— START Provided data —

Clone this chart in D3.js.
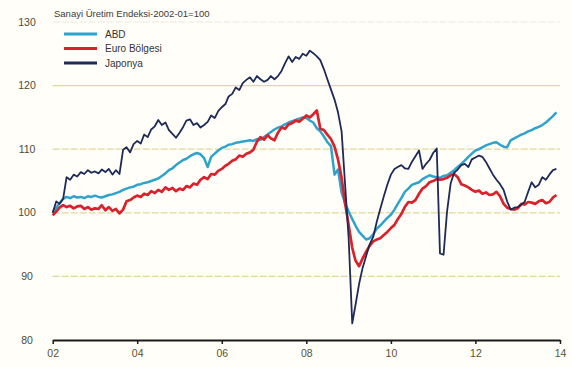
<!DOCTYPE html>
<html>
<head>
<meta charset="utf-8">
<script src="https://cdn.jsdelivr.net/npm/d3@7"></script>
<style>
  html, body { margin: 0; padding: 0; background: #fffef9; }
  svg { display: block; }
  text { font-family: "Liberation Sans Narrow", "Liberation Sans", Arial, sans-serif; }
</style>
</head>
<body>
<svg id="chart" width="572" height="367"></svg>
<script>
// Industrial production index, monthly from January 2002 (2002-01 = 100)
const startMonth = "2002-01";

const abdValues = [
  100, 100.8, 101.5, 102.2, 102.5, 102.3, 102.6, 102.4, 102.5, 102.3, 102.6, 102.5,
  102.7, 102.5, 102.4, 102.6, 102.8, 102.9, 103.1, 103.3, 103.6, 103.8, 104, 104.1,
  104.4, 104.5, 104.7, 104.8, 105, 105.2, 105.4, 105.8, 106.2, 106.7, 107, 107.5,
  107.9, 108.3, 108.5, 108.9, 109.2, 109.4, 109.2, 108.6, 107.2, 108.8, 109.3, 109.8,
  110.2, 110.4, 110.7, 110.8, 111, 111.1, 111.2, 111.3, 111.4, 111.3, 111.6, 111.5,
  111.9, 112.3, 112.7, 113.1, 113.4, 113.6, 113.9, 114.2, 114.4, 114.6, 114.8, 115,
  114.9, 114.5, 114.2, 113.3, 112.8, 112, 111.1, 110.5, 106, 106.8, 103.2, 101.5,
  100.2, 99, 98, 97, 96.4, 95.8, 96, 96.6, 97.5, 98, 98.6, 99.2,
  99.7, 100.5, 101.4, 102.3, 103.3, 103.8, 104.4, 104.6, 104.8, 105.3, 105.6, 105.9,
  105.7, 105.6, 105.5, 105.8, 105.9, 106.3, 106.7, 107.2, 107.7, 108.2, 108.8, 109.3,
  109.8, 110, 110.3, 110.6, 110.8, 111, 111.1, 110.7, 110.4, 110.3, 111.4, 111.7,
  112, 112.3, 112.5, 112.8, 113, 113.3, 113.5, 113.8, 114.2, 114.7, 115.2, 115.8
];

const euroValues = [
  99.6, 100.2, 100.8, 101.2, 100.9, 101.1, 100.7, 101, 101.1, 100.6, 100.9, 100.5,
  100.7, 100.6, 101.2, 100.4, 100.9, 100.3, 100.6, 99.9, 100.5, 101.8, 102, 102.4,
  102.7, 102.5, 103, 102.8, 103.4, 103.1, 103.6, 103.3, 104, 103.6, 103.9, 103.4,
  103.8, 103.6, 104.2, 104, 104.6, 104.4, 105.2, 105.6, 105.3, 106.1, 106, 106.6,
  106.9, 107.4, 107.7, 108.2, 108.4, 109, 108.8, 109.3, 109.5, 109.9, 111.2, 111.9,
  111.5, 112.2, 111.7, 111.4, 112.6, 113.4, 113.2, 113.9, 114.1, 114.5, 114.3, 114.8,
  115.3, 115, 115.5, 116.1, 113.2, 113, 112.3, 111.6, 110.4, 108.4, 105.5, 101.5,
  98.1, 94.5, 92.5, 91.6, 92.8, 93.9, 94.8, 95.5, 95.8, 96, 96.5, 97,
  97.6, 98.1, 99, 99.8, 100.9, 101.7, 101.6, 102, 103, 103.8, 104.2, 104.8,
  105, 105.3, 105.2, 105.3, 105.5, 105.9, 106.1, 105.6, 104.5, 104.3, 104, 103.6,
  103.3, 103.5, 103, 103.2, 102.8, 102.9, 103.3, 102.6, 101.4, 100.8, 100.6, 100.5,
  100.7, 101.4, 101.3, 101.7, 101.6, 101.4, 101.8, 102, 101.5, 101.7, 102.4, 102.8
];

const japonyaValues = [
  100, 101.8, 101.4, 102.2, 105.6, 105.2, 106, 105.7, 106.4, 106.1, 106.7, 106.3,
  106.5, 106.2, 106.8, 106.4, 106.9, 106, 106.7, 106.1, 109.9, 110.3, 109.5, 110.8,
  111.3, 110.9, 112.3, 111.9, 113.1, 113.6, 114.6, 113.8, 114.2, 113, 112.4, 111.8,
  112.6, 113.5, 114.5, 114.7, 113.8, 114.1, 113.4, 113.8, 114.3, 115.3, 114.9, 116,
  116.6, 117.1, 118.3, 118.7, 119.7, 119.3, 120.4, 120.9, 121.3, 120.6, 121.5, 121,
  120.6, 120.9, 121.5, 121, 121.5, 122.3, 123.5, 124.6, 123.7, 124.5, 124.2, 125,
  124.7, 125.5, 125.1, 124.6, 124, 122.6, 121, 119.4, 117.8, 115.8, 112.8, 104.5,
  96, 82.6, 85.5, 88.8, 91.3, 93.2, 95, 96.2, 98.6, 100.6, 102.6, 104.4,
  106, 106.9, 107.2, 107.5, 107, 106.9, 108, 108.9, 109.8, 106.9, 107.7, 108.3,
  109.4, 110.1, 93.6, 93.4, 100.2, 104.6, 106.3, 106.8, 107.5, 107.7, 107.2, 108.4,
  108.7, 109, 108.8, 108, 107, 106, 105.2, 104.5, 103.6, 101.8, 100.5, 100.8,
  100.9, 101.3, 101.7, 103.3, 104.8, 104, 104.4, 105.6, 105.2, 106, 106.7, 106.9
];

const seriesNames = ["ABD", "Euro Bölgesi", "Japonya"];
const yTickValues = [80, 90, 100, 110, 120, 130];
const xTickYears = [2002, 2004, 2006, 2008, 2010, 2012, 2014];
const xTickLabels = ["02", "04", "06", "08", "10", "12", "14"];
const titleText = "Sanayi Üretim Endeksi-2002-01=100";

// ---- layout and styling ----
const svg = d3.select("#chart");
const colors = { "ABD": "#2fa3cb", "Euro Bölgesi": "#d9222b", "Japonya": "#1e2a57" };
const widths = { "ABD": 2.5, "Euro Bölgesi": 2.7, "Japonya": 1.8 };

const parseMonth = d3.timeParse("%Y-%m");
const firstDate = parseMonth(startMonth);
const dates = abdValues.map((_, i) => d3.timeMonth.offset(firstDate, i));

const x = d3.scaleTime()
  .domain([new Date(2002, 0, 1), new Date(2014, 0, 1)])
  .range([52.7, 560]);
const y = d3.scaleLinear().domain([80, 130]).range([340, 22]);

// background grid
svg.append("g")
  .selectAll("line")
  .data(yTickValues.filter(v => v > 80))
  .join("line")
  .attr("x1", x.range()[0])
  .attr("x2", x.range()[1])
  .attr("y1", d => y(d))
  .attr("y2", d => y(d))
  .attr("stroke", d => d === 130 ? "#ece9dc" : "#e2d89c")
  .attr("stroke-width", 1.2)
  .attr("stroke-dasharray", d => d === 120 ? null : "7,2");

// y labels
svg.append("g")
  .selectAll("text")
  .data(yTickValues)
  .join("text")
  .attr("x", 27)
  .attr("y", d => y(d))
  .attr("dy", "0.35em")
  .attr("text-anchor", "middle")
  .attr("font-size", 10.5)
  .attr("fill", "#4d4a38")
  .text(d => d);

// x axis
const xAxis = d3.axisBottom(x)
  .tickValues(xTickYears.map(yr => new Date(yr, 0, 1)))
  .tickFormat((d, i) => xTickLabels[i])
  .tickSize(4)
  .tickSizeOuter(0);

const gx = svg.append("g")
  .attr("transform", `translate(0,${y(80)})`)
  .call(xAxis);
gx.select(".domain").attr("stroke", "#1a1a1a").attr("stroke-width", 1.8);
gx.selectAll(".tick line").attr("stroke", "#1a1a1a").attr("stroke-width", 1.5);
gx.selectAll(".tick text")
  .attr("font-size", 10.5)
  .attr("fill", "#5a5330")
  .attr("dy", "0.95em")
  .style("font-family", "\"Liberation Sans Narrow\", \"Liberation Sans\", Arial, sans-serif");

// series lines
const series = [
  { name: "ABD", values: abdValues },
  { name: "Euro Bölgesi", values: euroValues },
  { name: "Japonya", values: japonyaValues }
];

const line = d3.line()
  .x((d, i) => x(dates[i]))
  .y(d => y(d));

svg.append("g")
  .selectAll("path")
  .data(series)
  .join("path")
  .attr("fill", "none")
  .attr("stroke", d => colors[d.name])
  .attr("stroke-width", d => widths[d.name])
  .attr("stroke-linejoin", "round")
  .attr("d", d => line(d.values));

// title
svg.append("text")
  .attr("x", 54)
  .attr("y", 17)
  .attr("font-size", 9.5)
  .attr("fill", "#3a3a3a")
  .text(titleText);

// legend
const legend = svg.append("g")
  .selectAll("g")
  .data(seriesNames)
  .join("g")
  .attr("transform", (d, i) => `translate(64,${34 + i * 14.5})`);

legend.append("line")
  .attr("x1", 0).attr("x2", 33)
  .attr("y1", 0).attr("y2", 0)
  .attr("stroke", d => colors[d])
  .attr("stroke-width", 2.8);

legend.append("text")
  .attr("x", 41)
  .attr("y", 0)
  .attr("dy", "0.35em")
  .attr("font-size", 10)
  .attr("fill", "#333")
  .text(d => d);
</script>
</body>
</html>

— END Provided data —

Objective
Where a line in the material above holds "chart", copy that line.

Exercise response
Clone this chart in D3.js.
<svg id="chart" width="572" height="367"></svg>
const svg = d3.select("#chart");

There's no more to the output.